Deep Image Segmentation via Discriminant Feature Learning
For researchers in image segmentation, DDA offers a simple, architecture-agnostic loss that enhances boundary quality without added inference cost, though it is an incremental improvement over existing methods.
The paper introduces Deep Discriminant Analysis (DDA), a loss function that improves segmentation accuracy, boundary sharpness, and model confidence by maximizing between-class variance and minimizing within-class variance. On the DIS5K benchmark, DDA consistently outperforms standard losses across various architectures.

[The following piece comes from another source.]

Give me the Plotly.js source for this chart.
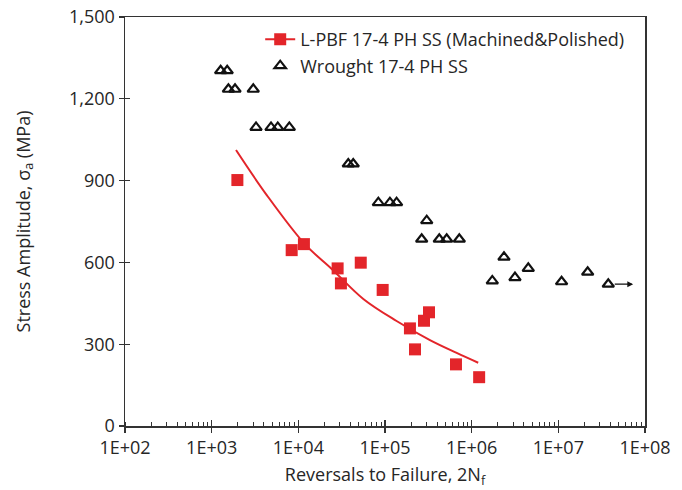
<!DOCTYPE html>
<html>
<head>
<meta charset="utf-8">
<script src="https://cdn.plot.ly/plotly-3.0.1.min.js"></script>
<style>html,body{margin:0;padding:0;background:#fff;}#chart{width:682px;height:490px;}</style>
</head>
<body>
<div id="chart"></div>
<script>
// L-PBF 17-4 PH SS (Machined & Polished) test data
const lpbfN = [1980, 8380, 11600, 28400, 31000, 52500, 94000, 194000, 222000, 282000, 322000, 659000, 1220000];
const lpbfS = [902, 645, 667, 578, 523, 599, 499, 358, 281, 386, 417, 226, 179];

// Fitted curve for L-PBF
const fitN = [1910, 4320, 11900, 24300, 56200, 136000, 330000, 671000, 1190000];
const fitS = [1012, 847, 667, 576, 466, 385, 315, 268, 232];

// Wrought 17-4 PH SS data
const wroughtN = [1270, 1510, 1560, 1860, 3020, 3250, 4840, 5790, 7870, 37700, 43000,
  83800, 114000, 136000, 303000, 265000, 423000, 515000, 720000,
  2360000, 1730000, 3160000, 4500000, 10900000, 21800000, 37700000];
const wroughtS = [1303, 1303, 1235, 1235, 1235, 1095, 1095, 1095, 1095, 961, 961,
  819, 819, 819, 753, 685, 685, 685, 685,
  619, 532, 544, 578, 529, 564, 520];

// Run-out arrow (tail and head in cycles, stress)
const runoutTailN = [43000000];
const runoutHeadN = [73000000];
const runoutS = [520];

const seriesNames = ['L-PBF 17-4 PH SS (Machined&Polished)', 'Wrought 17-4 PH SS'];
const xTickVals = [1e2, 1e3, 1e4, 1e5, 1e6, 1e7, 1e8];
const xTickText = ['1E+02', '1E+03', '1E+04', '1E+05', '1E+06', '1E+07', '1E+08'];

const RED = '#e3252a';
const AXC = '#333333';
const FONT = 'Open Sans, sans-serif';
const FS = 18;

// interleave nulls so squares are not connected, while legend shows line+marker
const sqX = [], sqY = [];
lpbfN.forEach((v, i) => { sqX.push(v, null); sqY.push(lpbfS[i], null); });

const traces = [
  {x: fitN, y: fitS, mode: 'lines', line: {color: RED, width: 2, shape: 'spline', smoothing: 1}, showlegend: false, hoverinfo: 'skip'},
  {x: sqX, y: sqY, mode: 'lines+markers', name: seriesNames[0], connectgaps: false,
   line: {color: RED, width: 2}, marker: {symbol: 'square', size: 12, color: RED}},
  {x: wroughtN, y: wroughtS, mode: 'markers', name: seriesNames[1],
   marker: {symbol: 'triangle-up-open', size: 10, color: '#111', line: {width: 2.2, color: '#111'}}},
  {x: [null], y: [null], xaxis: 'x2', yaxis: 'y2', showlegend: false, hoverinfo: 'skip'}
];

const annotations = runoutTailN.map((t, i) => ({
  x: Math.log10(runoutHeadN[i]), y: runoutS[i], ax: Math.log10(t), ay: runoutS[i],
  xref: 'x', yref: 'y', axref: 'x', ayref: 'y', text: '', showarrow: true,
  arrowhead: 2, arrowsize: 0.9, arrowwidth: 1.3, arrowcolor: '#111'
}));

const layout = {
  width: 682, height: 490,
  margin: {l: 125, r: 37, t: 17, b: 64},
  paper_bgcolor: '#fff', plot_bgcolor: '#fff',
  font: {family: FONT, size: FS, color: '#262626'},
  showlegend: true,
  legend: {x: 0.26, y: 0.99, xanchor: 'left', yanchor: 'top', bgcolor: 'rgba(0,0,0,0)',
           font: {family: FONT, size: FS, color: '#262626'}, tracegroupgap: 0},
  xaxis: {
    type: 'log', range: [2, 8], tickvals: xTickVals, ticktext: xTickText,
    ticks: 'outside', ticklen: 5, tickwidth: 1.2, tickcolor: AXC,
    minor: {ticks: 'inside', ticklen: 4, tickwidth: 1, tickcolor: AXC, dtick: 'D1', showgrid: false},
    showline: true, linecolor: AXC, linewidth: 1.5, mirror: true, showgrid: false, zeroline: false,
    tickfont: {family: FONT, size: FS, color: '#262626'},
    title: {text: 'Reversals to Failure, 2N<sub>f</sub>', font: {family: FONT, size: FS, color: '#262626'}, standoff: 10}
  },
  yaxis: {
    range: [0, 1500], dtick: 300, tick0: 0, tickformat: ',d',
    ticks: 'outside', ticklen: 5, tickwidth: 1.2, tickcolor: AXC,
    showline: true, linecolor: AXC, linewidth: 1.5, mirror: true, showgrid: false, zeroline: false,
    tickfont: {family: FONT, size: FS, color: '#262626'},
    title: {text: 'Stress Amplitude, σ<sub>a</sub> (MPa)', font: {family: FONT, size: FS, color: '#262626'}, standoff: 34}
  },
  xaxis2: {type: 'log', range: [2, 8], overlaying: 'x', anchor: 'y', side: 'bottom', tickvals: xTickVals,
    ticks: 'inside', ticklen: 6, tickwidth: 1.2, tickcolor: AXC, showticklabels: false, showgrid: false, zeroline: false, showline: false},
  yaxis2: {range: [0, 1500], dtick: 300, overlaying: 'y', anchor: 'x', side: 'left',
    ticks: 'inside', ticklen: 5, tickwidth: 1.2, tickcolor: AXC, showticklabels: false, showgrid: false, zeroline: false, showline: false},
  annotations: annotations
};

Plotly.newPlot('chart', traces, layout, {displayModeBar: false, staticPlot: true});
</script>
</body>
</html>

Accurate image segmentation remains challenging, particularly in generating sharp, confident boundaries. While modern architectures have advanced the field, many of them still rely on standard loss functions like Cross-Entropy and Dice, which often neglect the discriminative structure of learned features, leading to inaccurate boundaries. This work introduces Deep Discriminant Analysis (DDA), a differentiable, architecture-agnostic loss function that embeds classical discriminant principles for network training. DDA explicitly maximizes between-class variance while minimizing within-class one, promoting compact and separable feature distributions without increasing inference cost. Evaluations on the DIS5K benchmark demonstrate that DDA consistently improves segmentation accuracy, boundary sharpness, and model confidence across various architectures. Our results show that integrating discriminant analysis offers a simple, effective path for building more robust segmentation models.